Swirling around in my head are many different cuts and swipes of people, events, encounters and paper scrawls. It’s a whirly whirly spinning around in my skull. I’m tired and yet I feel it’s important I record at least one or two thoughts.
What I feel is a sense of nostalgia.
Not for a particular time or place. No, for a state of mind. Sure there is peace, there is balance but somehow there is a lack of authenticity. It is hard to put my finger on it but it has to do with my sense of self. Now even this last sentence lacks authenticity. At least I am aware of it, I tell myself. But this awareness can also stifle expression – for if expression is rooted in a sense of self, feeling inauthentic, feeling untrue can even stifle an inauthentic voice.

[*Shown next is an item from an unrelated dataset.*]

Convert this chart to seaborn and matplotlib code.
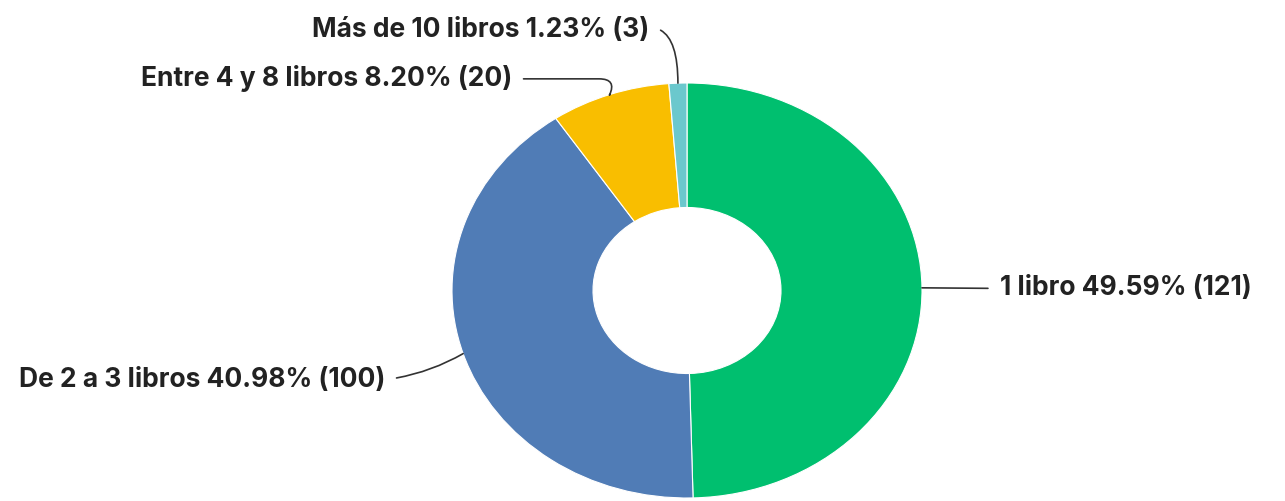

So what is the point? Is it true that if awareness arises then the inauthentic will disappear and authenticity will dawn? Sounds logical doesn’t it? Then these thoughts arise, “What if when the inauthentic, the lie disappears and there is nothing! Nothingness! The great void made whole in my skull.” But even this fear is not a real one.
I am a man that has a puppet for a body and strings for a mind. The big question for me is, who is pulling the strings?
This question is full of hope because it brings into view the unseen, the unknown. You know as well as I do that there are no real strings and puppet parts… you know that it’s only a metaphor.
What’s the nature of this otherness that the metaphor alludes to?
I don’t know. So, now, swirling around in my head is this question.